**To do:**
Make an exact transcription of the material, leaving out all images.

** begin **

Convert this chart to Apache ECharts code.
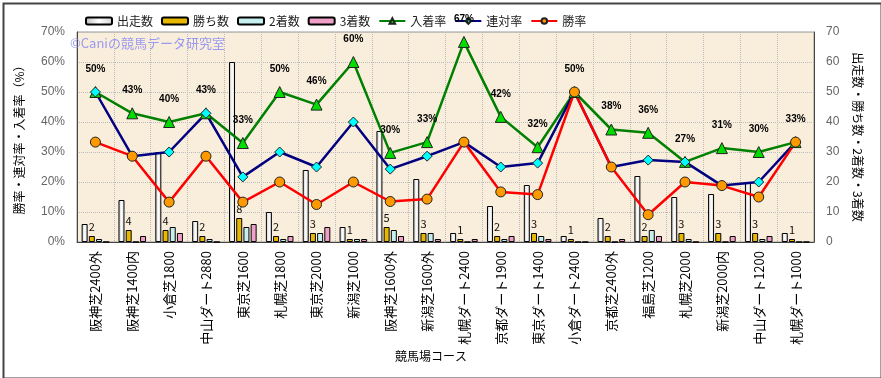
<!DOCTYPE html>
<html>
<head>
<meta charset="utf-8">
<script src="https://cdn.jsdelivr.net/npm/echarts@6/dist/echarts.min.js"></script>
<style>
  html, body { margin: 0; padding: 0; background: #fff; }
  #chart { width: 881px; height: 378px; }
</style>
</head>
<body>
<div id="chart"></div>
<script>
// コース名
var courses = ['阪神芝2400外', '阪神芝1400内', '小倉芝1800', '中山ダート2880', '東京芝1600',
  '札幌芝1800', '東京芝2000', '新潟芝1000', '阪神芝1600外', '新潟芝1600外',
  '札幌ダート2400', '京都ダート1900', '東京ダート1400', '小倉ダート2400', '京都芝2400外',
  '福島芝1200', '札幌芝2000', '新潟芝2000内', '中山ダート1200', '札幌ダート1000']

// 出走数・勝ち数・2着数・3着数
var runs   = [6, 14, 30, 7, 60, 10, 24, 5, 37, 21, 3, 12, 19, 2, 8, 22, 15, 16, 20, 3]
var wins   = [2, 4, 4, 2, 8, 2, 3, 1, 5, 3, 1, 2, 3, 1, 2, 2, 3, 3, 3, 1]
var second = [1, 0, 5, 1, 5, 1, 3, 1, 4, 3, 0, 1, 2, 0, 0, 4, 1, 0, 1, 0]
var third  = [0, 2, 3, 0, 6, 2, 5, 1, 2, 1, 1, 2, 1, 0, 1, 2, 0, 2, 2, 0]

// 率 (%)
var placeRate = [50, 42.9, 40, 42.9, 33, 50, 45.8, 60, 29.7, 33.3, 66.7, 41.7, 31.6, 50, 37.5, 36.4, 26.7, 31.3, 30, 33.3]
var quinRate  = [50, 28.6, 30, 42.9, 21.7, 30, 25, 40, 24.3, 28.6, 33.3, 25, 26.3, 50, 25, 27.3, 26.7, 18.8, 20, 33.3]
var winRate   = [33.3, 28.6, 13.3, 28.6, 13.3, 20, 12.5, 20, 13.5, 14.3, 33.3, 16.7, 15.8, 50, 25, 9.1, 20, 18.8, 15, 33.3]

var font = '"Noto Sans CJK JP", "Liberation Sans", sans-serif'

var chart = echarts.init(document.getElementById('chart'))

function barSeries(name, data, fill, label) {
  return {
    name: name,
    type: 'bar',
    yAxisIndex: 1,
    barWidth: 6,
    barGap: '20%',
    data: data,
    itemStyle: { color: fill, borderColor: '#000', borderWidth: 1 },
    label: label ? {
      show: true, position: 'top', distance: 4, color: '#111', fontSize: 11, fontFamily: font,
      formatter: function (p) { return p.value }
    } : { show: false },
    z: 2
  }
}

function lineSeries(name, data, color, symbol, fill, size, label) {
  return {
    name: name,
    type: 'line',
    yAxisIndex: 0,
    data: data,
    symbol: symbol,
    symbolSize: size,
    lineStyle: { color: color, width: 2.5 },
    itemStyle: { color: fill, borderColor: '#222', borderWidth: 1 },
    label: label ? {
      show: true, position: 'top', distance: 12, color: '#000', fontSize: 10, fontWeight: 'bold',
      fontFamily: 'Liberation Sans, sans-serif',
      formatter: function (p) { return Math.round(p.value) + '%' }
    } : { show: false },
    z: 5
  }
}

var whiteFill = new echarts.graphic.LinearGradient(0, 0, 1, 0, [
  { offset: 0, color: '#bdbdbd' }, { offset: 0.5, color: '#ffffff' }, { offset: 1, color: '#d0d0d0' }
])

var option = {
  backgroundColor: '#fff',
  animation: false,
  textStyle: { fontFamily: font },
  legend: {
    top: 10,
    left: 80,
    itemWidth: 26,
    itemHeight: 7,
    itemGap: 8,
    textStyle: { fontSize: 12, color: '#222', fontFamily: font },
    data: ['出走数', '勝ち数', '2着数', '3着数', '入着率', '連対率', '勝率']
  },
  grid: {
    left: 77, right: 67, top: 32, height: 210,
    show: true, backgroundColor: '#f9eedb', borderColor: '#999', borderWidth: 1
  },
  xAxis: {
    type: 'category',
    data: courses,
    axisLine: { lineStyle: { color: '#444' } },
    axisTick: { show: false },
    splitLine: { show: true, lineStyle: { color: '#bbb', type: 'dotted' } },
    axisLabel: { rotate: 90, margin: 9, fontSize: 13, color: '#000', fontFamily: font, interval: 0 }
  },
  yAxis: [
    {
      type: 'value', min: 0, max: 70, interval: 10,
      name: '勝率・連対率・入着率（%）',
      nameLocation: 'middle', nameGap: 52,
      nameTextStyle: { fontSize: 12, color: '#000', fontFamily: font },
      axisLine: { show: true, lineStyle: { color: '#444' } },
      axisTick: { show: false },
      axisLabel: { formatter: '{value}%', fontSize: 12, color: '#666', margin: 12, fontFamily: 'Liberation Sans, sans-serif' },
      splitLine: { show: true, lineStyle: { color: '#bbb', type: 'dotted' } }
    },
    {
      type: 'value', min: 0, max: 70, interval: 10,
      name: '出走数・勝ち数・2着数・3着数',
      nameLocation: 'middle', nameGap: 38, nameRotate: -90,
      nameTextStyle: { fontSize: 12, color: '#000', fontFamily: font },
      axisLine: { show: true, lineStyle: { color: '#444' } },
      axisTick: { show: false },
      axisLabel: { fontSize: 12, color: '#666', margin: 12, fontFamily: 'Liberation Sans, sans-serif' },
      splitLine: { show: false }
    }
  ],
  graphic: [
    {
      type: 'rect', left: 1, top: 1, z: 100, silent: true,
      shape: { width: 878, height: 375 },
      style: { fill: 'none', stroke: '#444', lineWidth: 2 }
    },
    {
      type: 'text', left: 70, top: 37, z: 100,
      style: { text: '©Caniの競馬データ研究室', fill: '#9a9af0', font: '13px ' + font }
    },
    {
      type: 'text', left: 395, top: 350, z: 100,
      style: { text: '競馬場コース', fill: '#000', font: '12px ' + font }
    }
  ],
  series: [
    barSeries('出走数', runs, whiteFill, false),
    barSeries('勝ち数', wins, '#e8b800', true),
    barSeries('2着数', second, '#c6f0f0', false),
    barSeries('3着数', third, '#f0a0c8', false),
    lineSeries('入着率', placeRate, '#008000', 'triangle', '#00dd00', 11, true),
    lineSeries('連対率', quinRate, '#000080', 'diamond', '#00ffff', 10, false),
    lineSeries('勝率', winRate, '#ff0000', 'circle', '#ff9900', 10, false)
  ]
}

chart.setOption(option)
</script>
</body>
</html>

** end **

**Result of the task:**
Convert this chart to Apache ECharts code.
<!DOCTYPE html>
<html>
<head>
<meta charset="utf-8">
<script src="https://cdn.jsdelivr.net/npm/echarts@6/dist/echarts.min.js"></script>
<style>
  html, body { margin: 0; padding: 0; background: #fff; }
  #chart { width: 881px; height: 378px; }
</style>
</head>
<body>
<div id="chart"></div>
<script>
// コース名
var courses = ['阪神芝2400外', '阪神芝1400内', '小倉芝1800', '中山ダート2880', '東京芝1600',
  '札幌芝1800', '東京芝2000', '新潟芝1000', '阪神芝1600外', '新潟芝1600外',
  '札幌ダート2400', '京都ダート1900', '東京ダート1400', '小倉ダート2400', '京都芝2400外',
  '福島芝1200', '札幌芝2000', '新潟芝2000内', '中山ダート1200', '札幌ダート1000']

// 出走数・勝ち数・2着数・3着数
var runs   = [6, 14, 30, 7, 60, 10, 24, 5, 37, 21, 3, 12, 19, 2, 8, 22, 15, 16, 20, 3]
var wins   = [2, 4, 4, 2, 8, 2, 3, 1, 5, 3, 1, 2, 3, 1, 2, 2, 3, 3, 3, 1]
var second = [1, 0, 5, 1, 5, 1, 3, 1, 4, 3, 0, 1, 2, 0, 0, 4, 1, 0, 1, 0]
var third  = [0, 2, 3, 0, 6, 2, 5, 1, 2, 1, 1, 2, 1, 0, 1, 2, 0, 2, 2, 0]

// 率 (%)
var placeRate = [50, 42.9, 40, 42.9, 33, 50, 45.8, 60, 29.7, 33.3, 66.7, 41.7, 31.6, 50, 37.5, 36.4, 26.7, 31.3, 30, 33.3]
var quinRate  = [50, 28.6, 30, 42.9, 21.7, 30, 25, 40, 24.3, 28.6, 33.3, 25, 26.3, 50, 25, 27.3, 26.7, 18.8, 20, 33.3]
var winRate   = [33.3, 28.6, 13.3, 28.6, 13.3, 20, 12.5, 20, 13.5, 14.3, 33.3, 16.7, 15.8, 50, 25, 9.1, 20, 18.8, 15, 33.3]

var font = '"Noto Sans CJK JP", "Liberation Sans", sans-serif'

var chart = echarts.init(document.getElementById('chart'))

function barSeries(name, data, fill, label) {
  return {
    name: name,
    type: 'bar',
    yAxisIndex: 1,
    barWidth: 6,
    barGap: '20%',
    data: data,
    itemStyle: { color: fill, borderColor: '#000', borderWidth: 1 },
    label: label ? {
      show: true, position: 'top', distance: 4, color: '#111', fontSize: 11, fontFamily: font,
      formatter: function (p) { return p.value }
    } : { show: false },
    z: 2
  }
}

function lineSeries(name, data, color, symbol, fill, size, label) {
  return {
    name: name,
    type: 'line',
    yAxisIndex: 0,
    data: data,
    symbol: symbol,
    symbolSize: size,
    lineStyle: { color: color, width: 2.5 },
    itemStyle: { color: fill, borderColor: '#222', borderWidth: 1 },
    label: label ? {
      show: true, position: 'top', distance: 12, color: '#000', fontSize: 10, fontWeight: 'bold',
      fontFamily: 'Liberation Sans, sans-serif',
      formatter: function (p) { return Math.round(p.value) + '%' }
    } : { show: false },
    z: 5
  }
}

var whiteFill = new echarts.graphic.LinearGradient(0, 0, 1, 0, [
  { offset: 0, color: '#bdbdbd' }, { offset: 0.5, color: '#ffffff' }, { offset: 1, color: '#d0d0d0' }
])

var option = {
  backgroundColor: '#fff',
  animation: false,
  textStyle: { fontFamily: font },
  legend: {
    top: 10,
    left: 80,
    itemWidth: 26,
    itemHeight: 7,
    itemGap: 8,
    textStyle: { fontSize: 12, color: '#222', fontFamily: font },
    data: ['出走数', '勝ち数', '2着数', '3着数', '入着率', '連対率', '勝率']
  },
  grid: {
    left: 77, right: 67, top: 32, height: 210,
    show: true, backgroundColor: '#f9eedb', borderColor: '#999', borderWidth: 1
  },
  xAxis: {
    type: 'category',
    data: courses,
    axisLine: { lineStyle: { color: '#444' } },
    axisTick: { show: false },
    splitLine: { show: true, lineStyle: { color: '#bbb', type: 'dotted' } },
    axisLabel: { rotate: 90, margin: 9, fontSize: 13, color: '#000', fontFamily: font, interval: 0 }
  },
  yAxis: [
    {
      type: 'value', min: 0, max: 70, interval: 10,
      name: '勝率・連対率・入着率（%）',
      nameLocation: 'middle', nameGap: 52,
      nameTextStyle: { fontSize: 12, color: '#000', fontFamily: font },
      axisLine: { show: true, lineStyle: { color: '#444' } },
      axisTick: { show: false },
      axisLabel: { formatter: '{value}%', fontSize: 12, color: '#666', margin: 12, fontFamily: 'Liberation Sans, sans-serif' },
      splitLine: { show: true, lineStyle: { color: '#bbb', type: 'dotted' } }
    },
    {
      type: 'value', min: 0, max: 70, interval: 10,
      name: '出走数・勝ち数・2着数・3着数',
      nameLocation: 'middle', nameGap: 38, nameRotate: -90,
      nameTextStyle: { fontSize: 12, color: '#000', fontFamily: font },
      axisLine: { show: true, lineStyle: { color: '#444' } },
      axisTick: { show: false },
      axisLabel: { fontSize: 12, color: '#666', margin: 12, fontFamily: 'Liberation Sans, sans-serif' },
      splitLine: { show: false }
    }
  ],
  graphic: [
    {
      type: 'rect', left: 1, top: 1, z: 100, silent: true,
      shape: { width: 878, height: 375 },
      style: { fill: 'none', stroke: '#444', lineWidth: 2 }
    },
    {
      type: 'text', left: 70, top: 37, z: 100,
      style: { text: '©Caniの競馬データ研究室', fill: '#9a9af0', font: '13px ' + font }
    },
    {
      type: 'text', left: 395, top: 350, z: 100,
      style: { text: '競馬場コース', fill: '#000', font: '12px ' + font }
    }
  ],
  series: [
    barSeries('出走数', runs, whiteFill, false),
    barSeries('勝ち数', wins, '#e8b800', true),
    barSeries('2着数', second, '#c6f0f0', false),
    barSeries('3着数', third, '#f0a0c8', false),
    lineSeries('入着率', placeRate, '#008000', 'triangle', '#00dd00', 11, true),
    lineSeries('連対率', quinRate, '#000080', 'diamond', '#00ffff', 10, false),
    lineSeries('勝率', winRate, '#ff0000', 'circle', '#ff9900', 10, false)
  ]
}

chart.setOption(option)
</script>
</body>
</html>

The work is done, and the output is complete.